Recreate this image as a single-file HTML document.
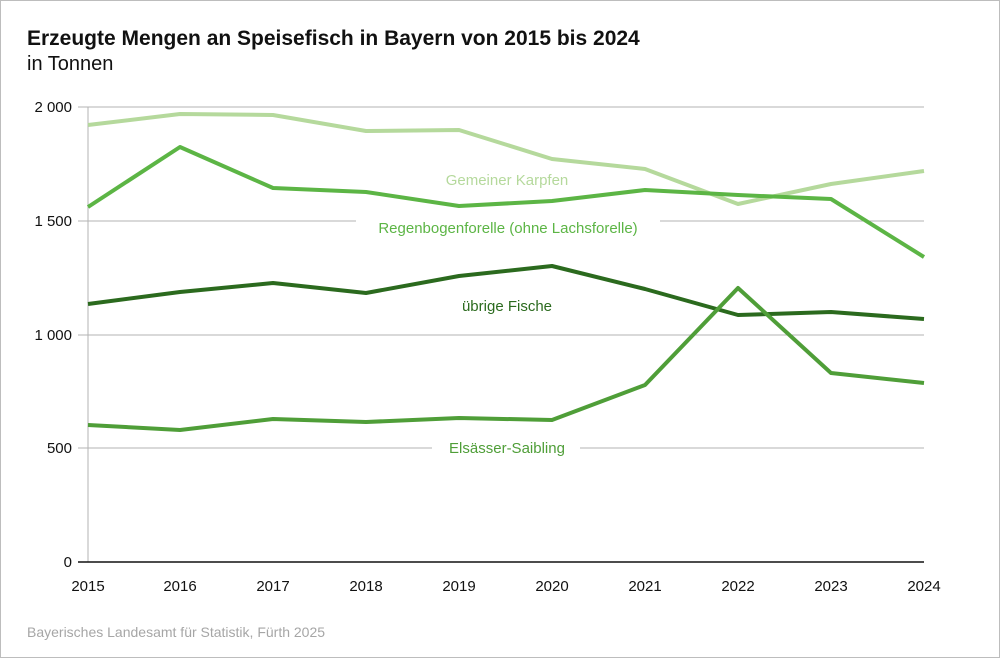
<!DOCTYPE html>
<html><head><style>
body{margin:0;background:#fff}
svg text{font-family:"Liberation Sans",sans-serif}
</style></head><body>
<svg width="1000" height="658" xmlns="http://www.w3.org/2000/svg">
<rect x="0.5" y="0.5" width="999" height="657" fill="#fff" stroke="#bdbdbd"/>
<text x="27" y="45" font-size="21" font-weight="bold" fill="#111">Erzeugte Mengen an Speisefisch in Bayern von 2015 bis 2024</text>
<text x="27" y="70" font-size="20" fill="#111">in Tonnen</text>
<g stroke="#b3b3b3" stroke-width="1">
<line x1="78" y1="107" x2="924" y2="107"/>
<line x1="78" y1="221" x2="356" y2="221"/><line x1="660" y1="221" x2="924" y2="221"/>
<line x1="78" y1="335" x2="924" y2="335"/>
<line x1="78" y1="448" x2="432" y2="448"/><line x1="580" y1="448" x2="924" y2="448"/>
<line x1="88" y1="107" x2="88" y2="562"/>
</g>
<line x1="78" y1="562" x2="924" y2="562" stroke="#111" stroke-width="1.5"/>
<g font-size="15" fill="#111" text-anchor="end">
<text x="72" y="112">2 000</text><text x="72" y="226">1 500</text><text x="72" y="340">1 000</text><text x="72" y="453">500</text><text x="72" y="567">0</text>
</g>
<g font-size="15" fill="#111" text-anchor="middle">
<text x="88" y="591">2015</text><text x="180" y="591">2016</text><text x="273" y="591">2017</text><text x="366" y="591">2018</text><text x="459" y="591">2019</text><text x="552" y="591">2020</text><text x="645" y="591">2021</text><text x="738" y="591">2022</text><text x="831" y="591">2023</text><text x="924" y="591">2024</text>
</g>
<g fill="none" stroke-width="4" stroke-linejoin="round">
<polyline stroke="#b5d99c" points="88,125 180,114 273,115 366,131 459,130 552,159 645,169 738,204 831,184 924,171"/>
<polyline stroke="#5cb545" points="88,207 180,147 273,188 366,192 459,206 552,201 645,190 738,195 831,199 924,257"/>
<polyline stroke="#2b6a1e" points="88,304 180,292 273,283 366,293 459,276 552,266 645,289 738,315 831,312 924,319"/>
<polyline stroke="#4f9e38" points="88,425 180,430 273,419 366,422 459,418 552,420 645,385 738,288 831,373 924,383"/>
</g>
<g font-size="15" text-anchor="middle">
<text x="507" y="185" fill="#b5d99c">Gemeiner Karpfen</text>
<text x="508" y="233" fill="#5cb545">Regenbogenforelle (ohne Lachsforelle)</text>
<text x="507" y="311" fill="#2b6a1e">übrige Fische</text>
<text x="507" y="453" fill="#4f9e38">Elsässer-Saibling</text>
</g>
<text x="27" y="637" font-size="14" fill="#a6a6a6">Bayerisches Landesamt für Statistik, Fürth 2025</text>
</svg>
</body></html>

==================================================

Task brief -> Leave the pictures out, and print every line of the listing exactly as written.

Task output ->
Recreate this image as a single-file HTML document.
<!DOCTYPE html>
<html><head><style>
body{margin:0;background:#fff}
svg text{font-family:"Liberation Sans",sans-serif}
</style></head><body>
<svg width="1000" height="658" xmlns="http://www.w3.org/2000/svg">
<rect x="0.5" y="0.5" width="999" height="657" fill="#fff" stroke="#bdbdbd"/>
<text x="27" y="45" font-size="21" font-weight="bold" fill="#111">Erzeugte Mengen an Speisefisch in Bayern von 2015 bis 2024</text>
<text x="27" y="70" font-size="20" fill="#111">in Tonnen</text>
<g stroke="#b3b3b3" stroke-width="1">
<line x1="78" y1="107" x2="924" y2="107"/>
<line x1="78" y1="221" x2="356" y2="221"/><line x1="660" y1="221" x2="924" y2="221"/>
<line x1="78" y1="335" x2="924" y2="335"/>
<line x1="78" y1="448" x2="432" y2="448"/><line x1="580" y1="448" x2="924" y2="448"/>
<line x1="88" y1="107" x2="88" y2="562"/>
</g>
<line x1="78" y1="562" x2="924" y2="562" stroke="#111" stroke-width="1.5"/>
<g font-size="15" fill="#111" text-anchor="end">
<text x="72" y="112">2 000</text><text x="72" y="226">1 500</text><text x="72" y="340">1 000</text><text x="72" y="453">500</text><text x="72" y="567">0</text>
</g>
<g font-size="15" fill="#111" text-anchor="middle">
<text x="88" y="591">2015</text><text x="180" y="591">2016</text><text x="273" y="591">2017</text><text x="366" y="591">2018</text><text x="459" y="591">2019</text><text x="552" y="591">2020</text><text x="645" y="591">2021</text><text x="738" y="591">2022</text><text x="831" y="591">2023</text><text x="924" y="591">2024</text>
</g>
<g fill="none" stroke-width="4" stroke-linejoin="round">
<polyline stroke="#b5d99c" points="88,125 180,114 273,115 366,131 459,130 552,159 645,169 738,204 831,184 924,171"/>
<polyline stroke="#5cb545" points="88,207 180,147 273,188 366,192 459,206 552,201 645,190 738,195 831,199 924,257"/>
<polyline stroke="#2b6a1e" points="88,304 180,292 273,283 366,293 459,276 552,266 645,289 738,315 831,312 924,319"/>
<polyline stroke="#4f9e38" points="88,425 180,430 273,419 366,422 459,418 552,420 645,385 738,288 831,373 924,383"/>
</g>
<g font-size="15" text-anchor="middle">
<text x="507" y="185" fill="#b5d99c">Gemeiner Karpfen</text>
<text x="508" y="233" fill="#5cb545">Regenbogenforelle (ohne Lachsforelle)</text>
<text x="507" y="311" fill="#2b6a1e">übrige Fische</text>
<text x="507" y="453" fill="#4f9e38">Elsässer-Saibling</text>
</g>
<text x="27" y="637" font-size="14" fill="#a6a6a6">Bayerisches Landesamt für Statistik, Fürth 2025</text>
</svg>
</body></html>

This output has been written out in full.